Pratt truss ('N' truss)
Pratt trusses are commonly used in long span buildings ranging from 20 to 100 m in length. In a conventional Pratt truss, diagonal members are in tension for gravity loads. This type of truss is used where gravity loads are predominant (see below left). An alternative Pratt truss is shown (below right) where the diagonal members are in tension for uplift loads. This type of truss is used where uplift loads are predominant, such as open buildings.
It is possible to add secondary members (as illustrated below left) to:
- Create intermediate loading points
- Limit the buckling length of members in compression (without influencing the global structural behaviour).
For the Pratt truss and any of the types of truss mentioned below, it is possible to provide either a single or a double slope to the upper chord of a roof supporting truss. An example of a double (duo-pitch) Pratt truss is shown (below right).
In this type of truss, diagonal members are alternatively in tension and in compression. The Warren truss has equal length compression and tension web members, and fewer members than a Pratt truss. For larger spans the modified Warren truss may be adopted where additional restraint to the internal members is required (this also reduces secondary stresses).
Warren trusses are commonly used in long span buildings ranging from 20 to 100 m in length.
This type of truss is also used for the horizontal truss of gantry/crane girders.
North light truss
North light trusses are traditionally used for short spans in industrial workshop-type buildings. They allow maximum benefit to be gained from natural lighting by the use of glazing on the steeper pitch which generally faces north or north-east to reduce solar gain. On the steeper sloping portion of the truss, it is typical to have a truss running perpendicular to the plane of the North Light truss shown.
The use of north lights to increase natural daylighting can reduce the operational carbon emissions of buildings although their impact should be explored using dynamic thermal modelling. Although north lights reduce the requirement for artificial lighting and can reduce the risk of overheating, by increasing the volume of the building they can also increase the demand for space heating. Further guidance is given in the Target Zero Warehouse buildings design guide .
A variation of the North light truss is the saw-tooth truss which is used in multi-bay buildings. Similar to the North light truss, it is typical to include a truss of the vertical face running perpendicular to the plane of the saw-tooth truss shown.
There are two different types of X truss :
- If the diagonal members are designed to resist compression, the X truss is the superposition of two Warren trusses.
- If the resistance of the diagonal members in compression is ignored, the behaviour is the same as a Pratt truss.
This type of truss is more commonly used for wind girders, where the diagonal members are very long.

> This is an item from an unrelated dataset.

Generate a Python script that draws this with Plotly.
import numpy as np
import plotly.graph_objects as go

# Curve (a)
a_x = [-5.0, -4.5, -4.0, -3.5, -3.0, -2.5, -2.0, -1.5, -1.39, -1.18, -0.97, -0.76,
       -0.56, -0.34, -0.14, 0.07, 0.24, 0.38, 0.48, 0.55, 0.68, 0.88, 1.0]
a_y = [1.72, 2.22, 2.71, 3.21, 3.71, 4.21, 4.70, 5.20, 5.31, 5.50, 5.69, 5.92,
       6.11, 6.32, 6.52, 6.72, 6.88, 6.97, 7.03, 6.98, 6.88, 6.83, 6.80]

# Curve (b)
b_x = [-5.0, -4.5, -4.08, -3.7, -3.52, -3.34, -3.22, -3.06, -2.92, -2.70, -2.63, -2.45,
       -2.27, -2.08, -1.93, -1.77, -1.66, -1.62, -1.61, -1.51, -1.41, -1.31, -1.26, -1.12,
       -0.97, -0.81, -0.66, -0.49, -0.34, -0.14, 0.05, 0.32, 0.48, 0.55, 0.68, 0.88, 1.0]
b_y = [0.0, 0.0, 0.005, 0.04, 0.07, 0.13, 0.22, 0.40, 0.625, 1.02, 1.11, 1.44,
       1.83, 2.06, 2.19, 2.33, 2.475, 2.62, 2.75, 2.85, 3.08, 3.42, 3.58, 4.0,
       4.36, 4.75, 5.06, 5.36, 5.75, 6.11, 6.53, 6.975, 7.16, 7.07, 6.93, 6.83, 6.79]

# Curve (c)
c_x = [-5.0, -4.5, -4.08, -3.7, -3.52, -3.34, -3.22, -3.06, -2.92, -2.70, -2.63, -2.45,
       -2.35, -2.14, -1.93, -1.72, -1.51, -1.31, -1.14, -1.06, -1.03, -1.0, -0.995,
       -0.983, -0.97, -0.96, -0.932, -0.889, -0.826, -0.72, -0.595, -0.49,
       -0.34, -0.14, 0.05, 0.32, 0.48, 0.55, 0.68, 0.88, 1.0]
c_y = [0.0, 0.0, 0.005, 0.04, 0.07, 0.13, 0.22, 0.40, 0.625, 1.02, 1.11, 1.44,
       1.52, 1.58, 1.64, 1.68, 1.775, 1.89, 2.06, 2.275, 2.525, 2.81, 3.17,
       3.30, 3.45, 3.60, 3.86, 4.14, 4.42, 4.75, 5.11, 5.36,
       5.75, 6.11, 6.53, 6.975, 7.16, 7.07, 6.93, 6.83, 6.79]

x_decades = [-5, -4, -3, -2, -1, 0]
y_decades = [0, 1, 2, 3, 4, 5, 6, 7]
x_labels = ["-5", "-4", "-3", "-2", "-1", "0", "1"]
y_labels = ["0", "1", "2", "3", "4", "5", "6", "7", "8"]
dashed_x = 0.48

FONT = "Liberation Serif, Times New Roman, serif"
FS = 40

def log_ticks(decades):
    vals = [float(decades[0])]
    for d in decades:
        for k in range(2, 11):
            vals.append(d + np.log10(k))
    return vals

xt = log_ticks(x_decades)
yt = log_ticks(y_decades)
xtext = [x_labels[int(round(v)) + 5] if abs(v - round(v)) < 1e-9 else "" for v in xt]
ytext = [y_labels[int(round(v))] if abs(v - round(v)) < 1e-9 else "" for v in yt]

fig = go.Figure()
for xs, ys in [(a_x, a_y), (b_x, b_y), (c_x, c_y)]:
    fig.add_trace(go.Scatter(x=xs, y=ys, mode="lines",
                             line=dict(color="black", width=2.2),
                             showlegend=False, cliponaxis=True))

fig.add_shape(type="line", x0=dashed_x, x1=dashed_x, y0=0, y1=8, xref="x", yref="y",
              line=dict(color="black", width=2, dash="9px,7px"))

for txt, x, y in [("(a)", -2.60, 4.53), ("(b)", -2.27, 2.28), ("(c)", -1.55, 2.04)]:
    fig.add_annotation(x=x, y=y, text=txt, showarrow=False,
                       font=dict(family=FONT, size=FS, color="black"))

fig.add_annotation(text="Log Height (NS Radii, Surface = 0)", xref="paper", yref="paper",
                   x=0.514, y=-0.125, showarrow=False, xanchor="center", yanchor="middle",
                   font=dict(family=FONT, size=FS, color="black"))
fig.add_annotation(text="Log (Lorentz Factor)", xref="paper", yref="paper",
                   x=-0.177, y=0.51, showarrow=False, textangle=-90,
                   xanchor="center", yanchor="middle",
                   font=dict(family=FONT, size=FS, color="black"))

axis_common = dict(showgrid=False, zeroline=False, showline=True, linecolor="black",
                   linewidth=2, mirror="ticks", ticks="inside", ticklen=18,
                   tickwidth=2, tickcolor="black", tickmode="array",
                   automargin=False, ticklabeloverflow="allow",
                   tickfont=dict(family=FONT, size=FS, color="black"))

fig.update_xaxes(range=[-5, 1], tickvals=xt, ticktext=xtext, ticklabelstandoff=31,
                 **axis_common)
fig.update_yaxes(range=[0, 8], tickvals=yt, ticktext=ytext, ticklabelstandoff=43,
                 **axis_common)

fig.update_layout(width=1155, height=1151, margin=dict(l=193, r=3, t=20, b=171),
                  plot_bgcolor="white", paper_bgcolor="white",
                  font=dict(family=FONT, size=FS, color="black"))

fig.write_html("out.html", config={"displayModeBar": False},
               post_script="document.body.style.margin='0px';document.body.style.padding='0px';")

The Fink truss offers greater economy in terms of steel weight for short-span high-pitched roofs as the members are subdivided into shorter elements. There are many ways of arranging and subdividing the chords and internal members.
This type of truss is commonly used to construct roofs in houses.
Aspects of truss design for roofs
Truss or I beam
For the same steel weight, it is possible to get better performance in terms of resistance and stiffness, with a truss than an I-beam. This difference is more sensitive for long spans and/or heavy loads. The full use of this advantage is achievable if the height of the truss is not limited by criteria other than the structural efficiency, e.g. a limit on total height of the building. However, fabrication of a truss is generally more time consuming than for an I beam, even considering that the modernisation of fabrication equipment allows the optimisation of fabrication times.
The balance between minimum weight and minimum cost depends on many conditions: the equipment of the fabrication factory, the local cost of manufacturing; the steel unit cost, etc. Trusses generally give an economic solution for spans over 20 or 25 m.
An advantage of the truss design for roofs is that ducts and pipes that are required for operation of the buildings services can be installed through the truss web, i.e. service integration.
In order to get a good structural performance, the ratio of span to truss depth should be chosen in the range 10 to 15. The architectural design of the building determines its external geometry and governs the slope(s) given to the top chord of the truss. The intended use of the internal space can lead either to the choice of a horizontal bottom chord, e.g. where conveyors must be hung under the chord, or to an inclined internal chord, to allow maximum space to be provided.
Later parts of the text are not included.